What it does

Our project adds an extra layer of search using OpenAI Clip to increase the relevancy of the results parsed by the search bar. We implemented an algorithm that picks 10 evenly spaced out frames from every video that is uploaded and stores those frames as vectors in Pinecone. Using OpenAI's clip model, we were able to set up the semantic search by making it so that, in theory, a user is able to type a prompt into the search bar and the results are parsed by searching through the videos, (not just captions and hashtags that were attached with the video when it was uploaded). This feature is associated with the search bar component of TikTok which is why we feel that it is adaptable to both the TikTok website and the app. Based on how TikTok is structured, this can either be merged with the current Search API or can become its own GraphQL component to be as modular as possible.

How we built it

We built LockedIn using FastAPI, which was dockerized and host it on an ECR registry on AWS, and use the registry as a template to write a Lambda function to create a Rest API using AWS's API gateway. This API engages with OpenAI clip, our Pinecone vector cluster and AWS S3. S3 is the object storage layer which acts like the storage that TikTok actually uses for storing and distributing content. Pinecone stores the frames and vectors that will be fed to OpenAI Clip when a user tries to search through TIkTok. We also implemented a basic frontend using HTML and CSS to try and make the system design close to TikTok, and maybe show the feasibility of Semantic search.

Challenges we ran into

Some of the major challenges we ran into was navigating through AWS as it was the first time that all of us used its services. Setting up a separate user to stand up the S3 cluster was tough, and connecting it with FastAPI took us quite a bit of time. Navigating through the AWS IAM console and testing through policies for allowing FastAPI to upload and download files posed a huge challenge to us.

What we learned

Working with FastAPI, deploying the API onto API gateway, standing up the s3 cluster and working with AWS IAM was a huge learning experience for all of us.

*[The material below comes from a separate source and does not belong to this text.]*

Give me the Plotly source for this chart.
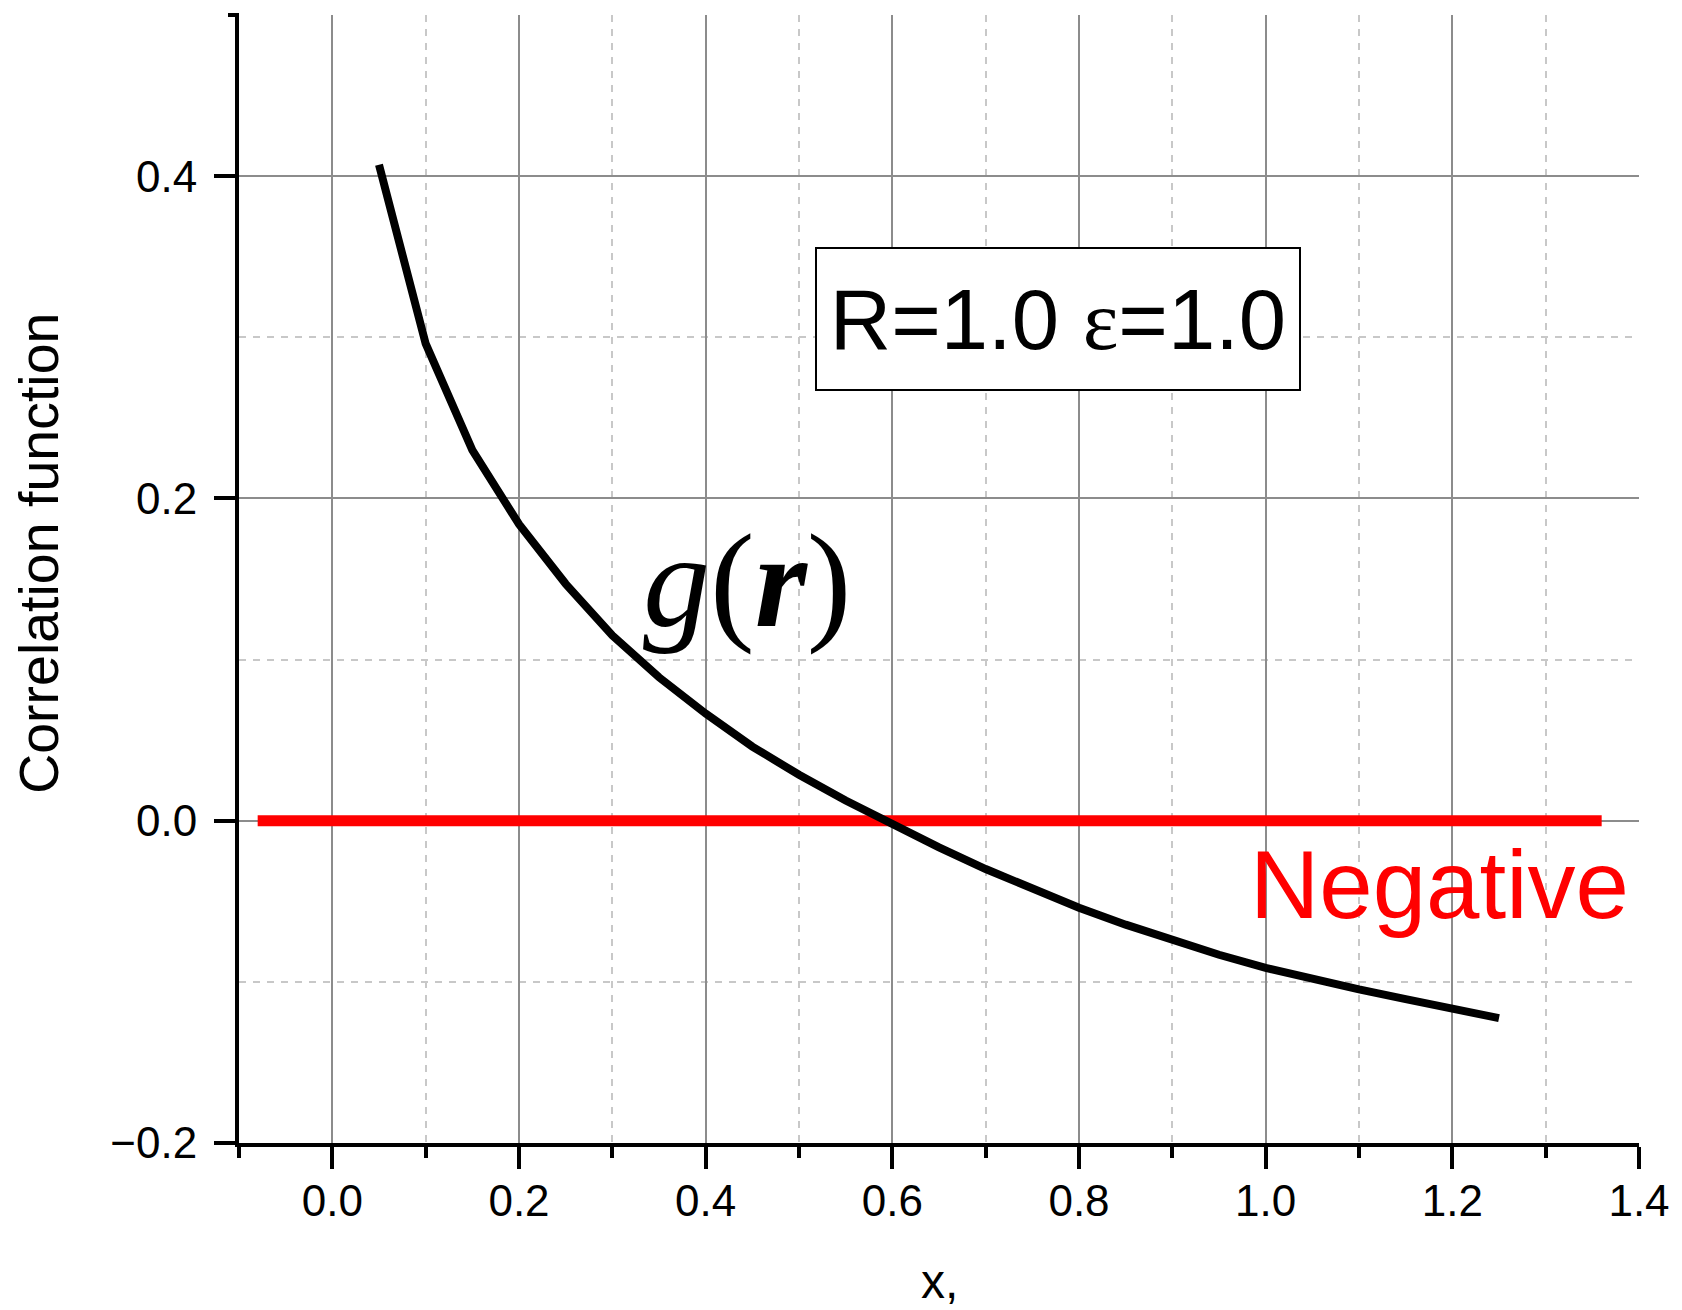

This project really allowed everyone to dive deep into backend development and seeing it all come alive was a rewarding experience! This is also the first time most of us worked with a vector database at all, and it was quite interesting to see how it fit in context to our solution.

What's next for LockedIn

Maybe setting up a CDN via AWS CloudFront onto the s3 cluster would be a likely next step to make the Semantic search seem more representative of TikTok's CDN setup and show its feasibility off would be a good start. As AI advances going forward, using a better tokenizer would show steady improvements in search accuracy and proportionally improve TikTok's UX!